Exercise instructions: Take the lines of the data below from the very first through the line containing "const yMinB = minors(yDecB);" and output them exactly, pictures excluded.

Dataset excerpt:
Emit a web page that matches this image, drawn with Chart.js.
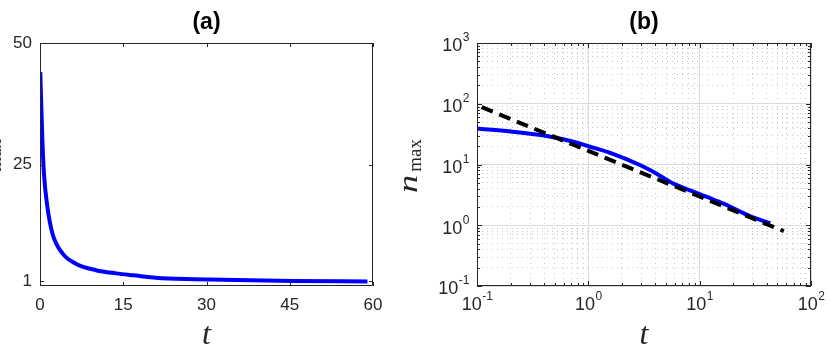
<!DOCTYPE html>
<html lang="en">
<head>
<meta charset="UTF-8">
<title>n_max vs t</title>
<style>
  html, body { margin: 0; padding: 0; background: #fff; }
  #wrap { position: relative; width: 830px; height: 359px; overflow: hidden; }
  .panel { position: absolute; top: 0; }
</style>
</head>
<body>
<div id="wrap">
  <div class="panel" style="left:0"><canvas id="chartA" width="415" height="359"></canvas></div>
  <div class="panel" style="left:395px"><canvas id="chartB" width="435" height="359"></canvas></div>
</div>
<script src="https://cdn.jsdelivr.net/npm/chart.js"></script>
<script>
// panel (a), linear axes
const tA = [0.05, 0.43, 0.72, 1.33, 2.24, 4.05, 6.45, 10.1, 13.7, 16.8, 22, 30.5, 45.6, 59];
const nA = [44, 30, 23, 16.3, 10.8, 6.7, 4.6, 3.25, 2.6, 2.2, 1.6, 1.35, 1.05, 0.95];
const xTicksA = [0, 15, 30, 45, 60];
const yTicksA = [1, 25, 50];

// panel (b), log-log axes
const tB = [0.1, 0.2, 0.4, 0.78, 1, 1.55, 2.94, 4.14, 5.8, 8.2, 10, 11.6, 16.4, 28.6, 43];
const nB = [39, 35, 30, 23, 20, 15.7, 9.7, 7.0, 4.85, 3.75, 3.25, 2.92, 2.27, 1.4, 1.08];
const tFit = [0.11, 57];
const nFit = [88, 0.8];
const xDecB = [0.1, 1, 10, 100];
const xExpB = ['-1', '0', '1', '2'];
const yDecB = [0.1, 1, 10, 100, 1000];
const yExpB = ['-1', '0', '1', '2', '3'];

const ink = '#262626';
const sans = '"Liberation Sans", Arial, sans-serif';
const serif = '"Liberation Serif", "Times New Roman", serif';

// minor decade ticks 2..9 between the majors
function minors(decs) {
  const out = [];
  for (let i = 0; i < decs.length - 1; i++) {
    for (let k = 2; k <= 9; k++) out.push(+(decs[i] * k).toPrecision(3));
  }
  return out;
}
const xMinB = minors(xDecB);
const yMinB = minors(yDecB);

// box round the plot area plus inward ticks on all four sides
function drawBox(chart, xs, ys) {
  const { ctx, chartArea: a } = chart;
  ctx.save();
  ctx.strokeStyle = ink;
  ctx.lineWidth = 1;
  ctx.beginPath();
  ctx.rect(a.left + 0.5, a.top + 0.5, a.right - a.left - 1, a.bottom - a.top - 1);
  ctx.stroke();
  ctx.beginPath();
  xs.forEach(([scale, vals, len]) => {
    vals.forEach(v => {
      const x = Math.round(scale.getPixelForValue(v)) + 0.5;
      ctx.moveTo(x, a.bottom); ctx.lineTo(x, a.bottom - len);
      ctx.moveTo(x, a.top); ctx.lineTo(x, a.top + len);
    });
  });
  ys.forEach(([scale, vals, len]) => {
    vals.forEach(v => {
      const y = Math.round(scale.getPixelForValue(v)) + 0.5;
      ctx.moveTo(a.left, y); ctx.lineTo(a.left + len, y);
      ctx.moveTo(a.right, y); ctx.lineTo(a.right - len, y);
    });
  });
  ctx.stroke();
  ctx.restore();
}

// rotated y label n_max: baseline at page column x, text starts at y and runs up
function drawNmax(ctx, x, y) {
  ctx.save();
  ctx.translate(x, y);
  ctx.rotate(-Math.PI / 2);
  ctx.fillStyle = ink;
  ctx.textBaseline = 'alphabetic';
  ctx.textAlign = 'left';
  ctx.font = 'italic 28px ' + serif;
  ctx.save();
  ctx.scale(1.3, 1);
  ctx.fillText('n', 0, 0);
  ctx.restore();
  const w = ctx.measureText('n').width * 1.3;
  ctx.font = '19px ' + serif;
  ctx.fillText('max', w + 3, 4);
  ctx.restore();
}

function drawTitles(chart, label) {
  const { ctx, chartArea: a } = chart;
  const cx = (a.left + a.right) / 2;
  ctx.save();
  ctx.fillStyle = '#000';
  ctx.textAlign = 'center';
  ctx.textBaseline = 'middle';
  ctx.font = 'bold 23px ' + sans;
  ctx.fillText(label, cx, 23);
  ctx.fillStyle = ink;
  ctx.textBaseline = 'alphabetic';
  ctx.font = 'italic 32px ' + serif;
  ctx.fillText('t', cx, 344);
  ctx.restore();
}

const decorA = {
  id: 'decorA',
  afterDraw(chart) {
    const s = chart.scales;
    drawBox(chart, [[s.x, xTicksA, 4]], [[s.y, yTicksA, 4]]);
    drawTitles(chart, '(a)');
    // label of the left panel is cut by the page edge
    drawNmax(chart.ctx, -3.5, 193);
  }
};

new Chart(document.getElementById('chartA').getContext('2d'), {
  type: 'line',
  data: {
    datasets: [{
      data: tA.map((t, i) => ({ x: t, y: nA[i] })),
      borderColor: '#0000ff',
      borderWidth: 4,
      pointRadius: 0,
      cubicInterpolationMode: 'monotone',
      fill: false
    }]
  },
  options: {
    responsive: false,
    animation: false,
    events: [],
    layout: { padding: { left: 0, right: 42, top: 43, bottom: 0 } },
    plugins: { legend: { display: false }, tooltip: { enabled: false } },
    scales: {
      x: {
        type: 'linear', min: 0, max: 60,
        afterBuildTicks: s => { s.ticks = xTicksA.map(v => ({ value: v })); },
        afterFit: s => { s.height = 73; },
        grid: { display: false, drawTicks: false },
        border: { display: false },
        ticks: { color: ink, font: { family: sans, size: 17 }, padding: 9, maxRotation: 0 }
      },
      y: {
        type: 'linear', min: 0, max: 50,
        afterBuildTicks: s => { s.ticks = yTicksA.map(v => ({ value: v })); },
        afterFit: s => { s.width = 40; },
        grid: { display: false, drawTicks: false },
        border: { display: false },
        ticks: { color: ink, font: { family: sans, size: 17 }, padding: 8 }
      }
    }
  },
  plugins: [decorA]
});

// 10 with a raised exponent, drawn at the library's tick positions
function powerLabel(ctx, exp, x, y, align) {
  ctx.font = '18px ' + sans;
  const wb = ctx.measureText('10').width;
  ctx.font = '12px ' + sans;
  const we = ctx.measureText(exp).width;
  const left = align === 'center' ? x - (wb + we) / 2 : x - wb - we;
  ctx.textAlign = 'left';
  ctx.textBaseline = 'middle';
  ctx.font = '18px ' + sans;
  ctx.fillText('10', left, y + 3.5);
  ctx.font = '12px ' + sans;
  ctx.fillText(exp, left + wb + 0.5, y - 5);
}

const decorB = {
  id: 'decorB',
  afterDraw(chart) {
    const s = chart.scales;
    const { ctx, chartArea: a } = chart;
    drawBox(chart, [[s.x, xDecB, 5], [s.x, xMinB, 3]], [[s.y, yDecB, 5], [s.y, yMinB, 3]]);
    ctx.save();
    ctx.fillStyle = ink;
    xDecB.forEach((v, i) => powerLabel(ctx, xExpB[i], s.x.getPixelForValue(v), 302, 'center'));
    yDecB.forEach((v, i) => powerLabel(ctx, yExpB[i], a.left - 8, s.y.getPixelForValue(v), 'right'));
    ctx.restore();
    drawTitles(chart, '(b)');
    drawNmax(ctx, 22, 193);
  }
};

const minorGrid = { color: 'rgba(60,60,60,0.28)', drawTicks: false, lineWidth: 1 };
const majorGrid = { color: '#dcdcdc', drawTicks: false, lineWidth: 1 };

new Chart(document.getElementById('chartB').getContext('2d'), {
  type: 'line',
  data: {
    datasets: [{
      data: tFit.map((t, i) => ({ x: t, y: nFit[i] })),
      borderColor: '#000',
      borderWidth: 4,
      borderDash: [12, 7],
      pointRadius: 0,
      fill: false,
      xAxisID: 'x', yAxisID: 'y'
    }, {
      data: tB.map((t, i) => ({ x: t, y: nB[i] })),
      borderColor: '#0000ff',
      borderWidth: 4,
      pointRadius: 0,
      cubicInterpolationMode: 'monotone',
      fill: false,
      xAxisID: 'x', yAxisID: 'y'
    }]
  },
  options: {
    responsive: false,
    animation: false,
    events: [],
    layout: { padding: { left: 0, right: 19, top: 43, bottom: 0 } },
    plugins: { legend: { display: false }, tooltip: { enabled: false } },
    scales: {
      x: {
        type: 'logarithmic', position: 'bottom', min: 0.1, max: 100,
        afterBuildTicks: s => { s.ticks = xMinB.map(v => ({ value: v })); },
        afterFit: s => { s.height = 73; },
        grid: minorGrid,
        border: { display: false, dash: [1, 4] },
        ticks: { display: false }
      },
      x2: {
        type: 'logarithmic', position: 'bottom', min: 0.1, max: 100,
        afterBuildTicks: s => { s.ticks = xDecB.map(v => ({ value: v })); },
        afterFit: s => { s.height = 0; },
        grid: majorGrid,
        border: { display: false },
        ticks: { display: false }
      },
      y: {
        type: 'logarithmic', position: 'left', min: 0.1, max: 1000,
        afterBuildTicks: s => { s.ticks = yMinB.map(v => ({ value: v })); },
        afterFit: s => { s.width = 82; },
        grid: minorGrid,
        border: { display: false, dash: [1, 4] },
        ticks: { display: false }
      },
      y2: {
        type: 'logarithmic', position: 'left', min: 0.1, max: 1000,
        afterBuildTicks: s => { s.ticks = yDecB.map(v => ({ value: v })); },
        afterFit: s => { s.width = 0; },
        grid: majorGrid,
        border: { display: false },
        ticks: { display: false }
      }
    }
  },
  plugins: [decorB]
});
</script>
</body>
</html>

Correct answer:
Emit a web page that matches this image, drawn with Chart.js.
<!DOCTYPE html>
<html lang="en">
<head>
<meta charset="UTF-8">
<title>n_max vs t</title>
<style>
  html, body { margin: 0; padding: 0; background: #fff; }
  #wrap { position: relative; width: 830px; height: 359px; overflow: hidden; }
  .panel { position: absolute; top: 0; }
</style>
</head>
<body>
<div id="wrap">
  <div class="panel" style="left:0"><canvas id="chartA" width="415" height="359"></canvas></div>
  <div class="panel" style="left:395px"><canvas id="chartB" width="435" height="359"></canvas></div>
</div>
<script src="https://cdn.jsdelivr.net/npm/chart.js"></script>
<script>
// panel (a), linear axes
const tA = [0.05, 0.43, 0.72, 1.33, 2.24, 4.05, 6.45, 10.1, 13.7, 16.8, 22, 30.5, 45.6, 59];
const nA = [44, 30, 23, 16.3, 10.8, 6.7, 4.6, 3.25, 2.6, 2.2, 1.6, 1.35, 1.05, 0.95];
const xTicksA = [0, 15, 30, 45, 60];
const yTicksA = [1, 25, 50];

// panel (b), log-log axes
const tB = [0.1, 0.2, 0.4, 0.78, 1, 1.55, 2.94, 4.14, 5.8, 8.2, 10, 11.6, 16.4, 28.6, 43];
const nB = [39, 35, 30, 23, 20, 15.7, 9.7, 7.0, 4.85, 3.75, 3.25, 2.92, 2.27, 1.4, 1.08];
const tFit = [0.11, 57];
const nFit = [88, 0.8];
const xDecB = [0.1, 1, 10, 100];
const xExpB = ['-1', '0', '1', '2'];
const yDecB = [0.1, 1, 10, 100, 1000];
const yExpB = ['-1', '0', '1', '2', '3'];

const ink = '#262626';
const sans = '"Liberation Sans", Arial, sans-serif';
const serif = '"Liberation Serif", "Times New Roman", serif';

// minor decade ticks 2..9 between the majors
function minors(decs) {
  const out = [];
  for (let i = 0; i < decs.length - 1; i++) {
    for (let k = 2; k <= 9; k++) out.push(+(decs[i] * k).toPrecision(3));
  }
  return out;
}
const xMinB = minors(xDecB);
const yMinB = minors(yDecB);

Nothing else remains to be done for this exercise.